3 MINUTE READ
As defined by the Gale Encyclopedia of Alternative Medicine “Meditation is a practice of concentrated focus upon a sound, object, visualization , the breath, movement or attention itself in order to increase awareness”.
Meditation practices have existed for thousands of years. Various forms can be tracked back to the roots of many religious and spiritual systems, but, as we are discovering now, these practices aren’t only for “spirituality” purposes. Modern medicine and scientific studies are beginning to report potential benefits of meditation. Mediation may improve ones overall quality of life and has been included in treatment plans for chronic and/or debilitating diseases.
Although there are many types of meditation they all share the same end goal and that is to relax and focus the mind. When meditation is practiced consistently it may help to promote the relaxation response in the brain and body. A research report from 2002 shows that transcendental meditation may reduce the hardening of the arteries, eventually helping to reduce the risk of a heart attack or stroke.
Our minds are very powerful. The more we practice peace of mind, the easier it may be to not only cope with stress, but to prevent illness’s as well. Researchers have found “there is no real division between mind and body because of networks of communication that exist between the brain and neurological, endocrine and immune systems”. This suggests the mind may influence the body in quite potent ways.
Through my personal experience I find meditation to be a way to come back to balance within my body, mind and spirit. It helps me to find clarity when I am feeling overwhelmed or stressed. My favorite time to practice meditation is in the morning before I do anything else. I have noticed dramatic shifts in my days when I spend an extra 5-10 minutes meditating.

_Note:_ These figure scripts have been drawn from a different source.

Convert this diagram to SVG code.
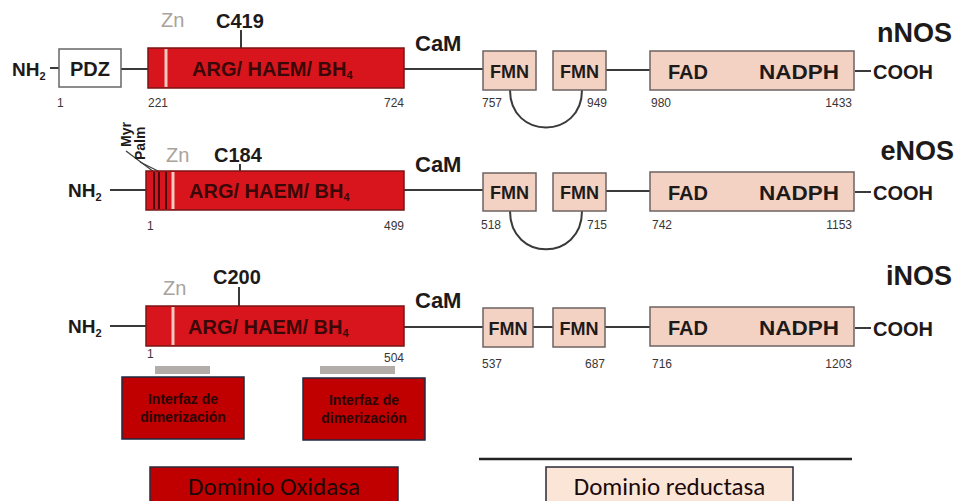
<svg xmlns="http://www.w3.org/2000/svg" width="962" height="501" viewBox="0 0 962 501">
<defs>
<style>
.b{font-family:"Liberation Sans",Arial,sans-serif;font-weight:bold;fill:#1e1a1a}
.num{font-family:"Liberation Sans",Arial,sans-serif;font-size:12px;fill:#3a3535}
.zn{font-family:"Liberation Sans",Arial,sans-serif;font-size:20px;fill:#aaa29c}
.ox{fill:#d8151c;stroke:#7a1515;stroke-width:1.5}
.oxt{font-family:"Liberation Sans",Arial,sans-serif;font-weight:bold;font-size:20px}
.red{fill:#f3d2c3;stroke:#6e6360;stroke-width:1.5}
.ln{stroke:#3a3a3a;stroke-width:2;fill:none}
.pale{stroke:#f2c9bf;stroke-width:3}
.dk{stroke:#4a0a10;stroke-width:2}
.ifz{fill:#c00000;stroke:#1f2a44;stroke-width:1.5}
.ifzt{font-family:"Liberation Sans",Arial,sans-serif;font-weight:bold;font-size:14px;text-anchor:middle}
.dom{font-family:"Carlito","Open Sans","Liberation Sans",sans-serif;font-size:25px;text-anchor:middle}
</style>
<linearGradient id="rg" x1="0" x2="1" y1="0" y2="0">
<stop offset="0" stop-color="#c0101a"/>
<stop offset="0.5" stop-color="#e0602a"/>
<stop offset="1" stop-color="#c0101a"/>
</linearGradient>
</defs>
<rect width="962" height="501" fill="#ffffff"/>

<g id="connectors">
<line class="ln" x1="50" y1="68" x2="59" y2="68"/>
<line class="ln" x1="121" y1="69" x2="148" y2="69"/>
<line class="ln" x1="404" y1="69" x2="483" y2="69"/>
<line class="ln" x1="606" y1="70" x2="650" y2="70"/>
<line class="ln" x1="855" y1="71" x2="871" y2="71"/>
<path class="ln" d="M510,90 C510,140 582,140 582,90"/>
<line class="ln" x1="110" y1="190" x2="146" y2="190"/>
<line class="ln" x1="404" y1="190" x2="483" y2="190"/>
<line class="ln" x1="606" y1="191" x2="650" y2="191"/>
<line class="ln" x1="855" y1="192" x2="871" y2="192"/>
<path class="ln" d="M510,211 C510,262 582,262 582,211"/>
<line class="ln" x1="110" y1="326" x2="146" y2="326"/>
<line class="ln" x1="404" y1="327" x2="483" y2="327"/>
<line class="ln" x1="533" y1="327" x2="553" y2="327"/>
<line class="ln" x1="605" y1="327" x2="650" y2="327"/>
<line class="ln" x1="855" y1="328" x2="871" y2="328"/>
<line class="ln" x1="241" y1="30" x2="241" y2="48"/>
<line class="ln" x1="240" y1="164" x2="240" y2="171"/>
<line class="ln" x1="239" y1="287" x2="239" y2="306"/>
<line stroke="#3a3a3a" stroke-width="1.2" x1="126" y1="151" x2="154" y2="172"/>
<line stroke="#3a3a3a" stroke-width="1.2" x1="140" y1="162" x2="160" y2="172"/>
</g>

<g id="nNOS">
<text class="b" x="12" y="76" font-size="19">NH<tspan font-size="11" dy="4">2</tspan></text>
<g id="nNOS-PDZ"><rect x="59" y="49" width="62" height="38" fill="#fff" stroke="#666" stroke-width="1.5"/><text class="b" x="90" y="76" font-size="20" text-anchor="middle">PDZ</text></g>
<g id="nNOS-ox"><rect class="ox" x="148" y="48" width="256" height="40"/><line class="pale" x1="166" y1="49" x2="166" y2="87"/>
<text class="oxt" x="192" y="76" fill="#3a0808">ARG/ HAEM/ BH<tspan font-size="11" dy="3">4</tspan></text></g>
<text class="zn" x="161" y="27">Zn</text>
<text class="b" x="216" y="28" font-size="20">C419</text>
<text class="num" x="57" y="107">1</text>
<text class="num" x="148" y="107">221</text>
<text class="num" x="404" y="107" text-anchor="end">724</text>
<text class="b" x="415" y="51" font-size="22">CaM</text>
<g id="nNOS-FMN1"><rect class="red" x="483" y="51" width="53" height="39"/><text class="b" x="509.5" y="78" font-size="18" text-anchor="middle">FMN</text></g>
<g id="nNOS-FMN2"><rect class="red" x="553" y="51" width="53" height="39"/><text class="b" x="579.5" y="78" font-size="18" text-anchor="middle">FMN</text></g>
<g id="nNOS-FAD"><rect class="red" x="650" y="51" width="204" height="39"/><text class="b" x="668" y="79" font-size="20">FAD</text><text class="b" x="759" y="79" font-size="21" textLength="80" lengthAdjust="spacingAndGlyphs">NADPH</text></g>
<text class="num" x="482" y="107">757</text>
<text class="num" x="607" y="107" text-anchor="end">949</text>
<text class="num" x="651" y="107">980</text>
<text class="num" x="852" y="107" text-anchor="end">1433</text>
<text class="b" x="873" y="79" font-size="20">COOH</text>
<text class="b" x="952" y="42" font-size="27" text-anchor="end">nNOS</text>
</g>

<g id="eNOS">
<text class="b" x="68" y="197" font-size="19">NH<tspan font-size="11" dy="4">2</tspan></text>
<g id="eNOS-ox"><rect class="ox" x="146" y="171" width="258" height="39"/>
<line class="dk" x1="154" y1="172" x2="154" y2="209"/><line class="dk" x1="159" y1="172" x2="159" y2="209"/><line class="dk" x1="166" y1="172" x2="166" y2="209"/><line class="pale" x1="173" y1="172" x2="173" y2="209"/>
<text class="oxt" x="189" y="198" fill="#3a0808">ARG/ HAEM/ BH<tspan font-size="11" dy="3">4</tspan></text></g>
<text class="b" font-size="14" transform="translate(131,147) rotate(-90)">Myr</text>
<text class="b" font-size="14" transform="translate(145,160) rotate(-90)">Palm</text>
<text class="zn" x="166" y="162">Zn</text>
<text class="b" x="214" y="162" font-size="20">C184</text>
<text class="num" x="147" y="230">1</text>
<text class="num" x="404" y="230" text-anchor="end">499</text>
<text class="b" x="415" y="172" font-size="22">CaM</text>
<g id="eNOS-FMN1"><rect class="red" x="483" y="173" width="53" height="38"/><text class="b" x="509.5" y="199" font-size="18" text-anchor="middle">FMN</text></g>
<g id="eNOS-FMN2"><rect class="red" x="553" y="173" width="53" height="38"/><text class="b" x="579.5" y="199" font-size="18" text-anchor="middle">FMN</text></g>
<g id="eNOS-FAD"><rect class="red" x="650" y="172" width="204" height="39"/><text class="b" x="668" y="200" font-size="20">FAD</text><text class="b" x="759" y="200" font-size="21" textLength="80" lengthAdjust="spacingAndGlyphs">NADPH</text></g>
<text class="num" x="481" y="229">518</text>
<text class="num" x="607" y="229" text-anchor="end">715</text>
<text class="num" x="652" y="229">742</text>
<text class="num" x="852" y="229" text-anchor="end">1153</text>
<text class="b" x="873" y="200" font-size="20">COOH</text>
<text class="b" x="954" y="160" font-size="27" text-anchor="end">eNOS</text>
</g>

<g id="iNOS">
<text class="b" x="68" y="333" font-size="19">NH<tspan font-size="11" dy="4">2</tspan></text>
<g id="iNOS-ox"><rect class="ox" x="146" y="306" width="258" height="40"/><line class="pale" x1="173" y1="307" x2="173" y2="345"/>
<text class="oxt" x="188" y="334" fill="#3a0808">ARG/ HAEM/ BH<tspan font-size="11" dy="3">4</tspan></text></g>
<text class="zn" x="163" y="295">Zn</text>
<text class="b" x="213" y="284" font-size="20">C200</text>
<text class="num" x="147" y="358">1</text>
<text class="num" x="404" y="362" text-anchor="end">504</text>
<text class="b" x="415" y="308" font-size="22">CaM</text>
<g id="iNOS-FMN1"><rect class="red" x="483" y="308" width="50" height="39"/><text class="b" x="508" y="335" font-size="18" text-anchor="middle">FMN</text></g>
<g id="iNOS-FMN2"><rect class="red" x="553" y="308" width="52" height="39"/><text class="b" x="579" y="335" font-size="18" text-anchor="middle">FMN</text></g>
<g id="iNOS-FAD"><rect class="red" x="650" y="307" width="204" height="39"/><text class="b" x="668" y="335" font-size="20">FAD</text><text class="b" x="759" y="335" font-size="21" textLength="80" lengthAdjust="spacingAndGlyphs">NADPH</text></g>
<text class="num" x="482" y="368">537</text>
<text class="num" x="605" y="368" text-anchor="end">687</text>
<text class="num" x="652" y="368">716</text>
<text class="num" x="852" y="368" text-anchor="end">1203</text>
<text class="b" x="873" y="336" font-size="20">COOH</text>
<text class="b" x="952" y="285" font-size="27" text-anchor="end">iNOS</text>
</g>

<g id="dimer-bars">
<rect x="155" y="366" width="55" height="8" fill="#b3adaa"/>
<rect x="320" y="366" width="75" height="8" fill="#b3adaa"/>
</g>
<g id="interfaz-1"><rect class="ifz" x="122" y="377" width="122" height="62"/><text class="ifzt" x="183" y="404" fill="#2a0606">Interfaz de</text><text class="ifzt" x="183" y="422" fill="#2a0606">dimerización</text></g>
<g id="interfaz-2"><rect class="ifz" x="303" y="378" width="122" height="62"/><text class="ifzt" x="364" y="405" fill="#2a0606">Interfaz de</text><text class="ifzt" x="364" y="423" fill="#2a0606">dimerización</text></g>

<line x1="153" y1="457" x2="400" y2="457" stroke="url(#rg)" stroke-width="2.5"/>
<line x1="479" y1="459" x2="852" y2="459" stroke="#222" stroke-width="2.5"/>

<g id="dominio-oxidasa"><rect x="150" y="467" width="248" height="36" fill="#c00000" stroke="#2a2a3a" stroke-width="1.5"/><text class="dom" x="274" y="495" fill="#1a0a0a">Dominio Oxidasa</text></g>
<g id="dominio-reductasa"><rect x="546" y="467" width="247" height="36" fill="#fbe5d6" stroke="#2a2a3a" stroke-width="1.5"/><text class="dom" x="669.5" y="495" fill="#1a0a0a">Dominio reductasa</text></g>
</svg>
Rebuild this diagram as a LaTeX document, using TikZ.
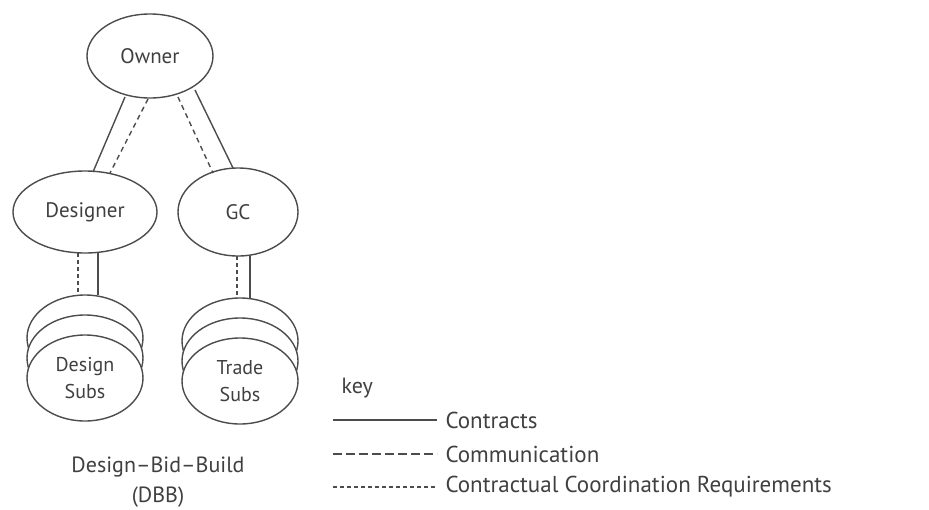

If you haven’t tried meditation or prefer guided meditation, Mindful.Org has several free guided meditations. Guided meditations can be a great place to start, especially for beginners.
The information presented in this is for informational, reference and educational purposes only and should not be interpreted as a substitute for diagnosis and treatment by a health care professional. Although, the information presented herein is based on material provided by sources deemed reliable, we do not presume to give any medical advice.
Anyone wishing to use this information should share it with his or her health care provider before embarking on any therapeutic program. It is your responsibility to discuss any alternative or natural remedy with your health care provider before using it as it may harm rather than benefit. Many medical doctors are not acquainted with alternative or herbal remedies. Share this information with them so they may learn, too, or find a medical practitioner who is familiar with them.
- Reed, K. (2017, May 08). The Science Behind Why Meditation Makes You So Much Happier – Infographic. Retrieved November 02, 2017, from https://www.positivehealthwellness.com/infographics/science-behind-meditation-makes-much-happier-infographic/
- Fundukian, Laurie J. The Gale Encyclopedia of Alternative Medicine. Detroit: Gale, Cengage Learning, 2009. Print
- Zeidan, F., K.T. Martucci, R.A. Kraft, N.S. Gordon, J.G. McHaffie, and R.C. Coghill. “Brain Mechanisms Supporting Modulation of Pain by Mindfulness Meditation.” The Journal of Neuroscience : The Official Journal of the Society for Neuroscience. U.S. National Library of Medicine, 06 Apr. 2011. Web. 02 May 2017.
- Brower, Vicki. “Mind–body Research Moves towards the Mainstream.” EMBO Reports. U.S. National Library of Medicine, Apr. 2006. Web. 02 May 2017.
- Walton, Kenneth G., Robert H. Schneider, and Sanford Nidich. “Review of Controlled Research on the Transcendental Meditation Program and Cardiovascular Disease: Risk Factors, Morbidity, and Mortality.” Cardiology in Review. U.S. National Library of Medicine, 2004. Web. 02 May 2017.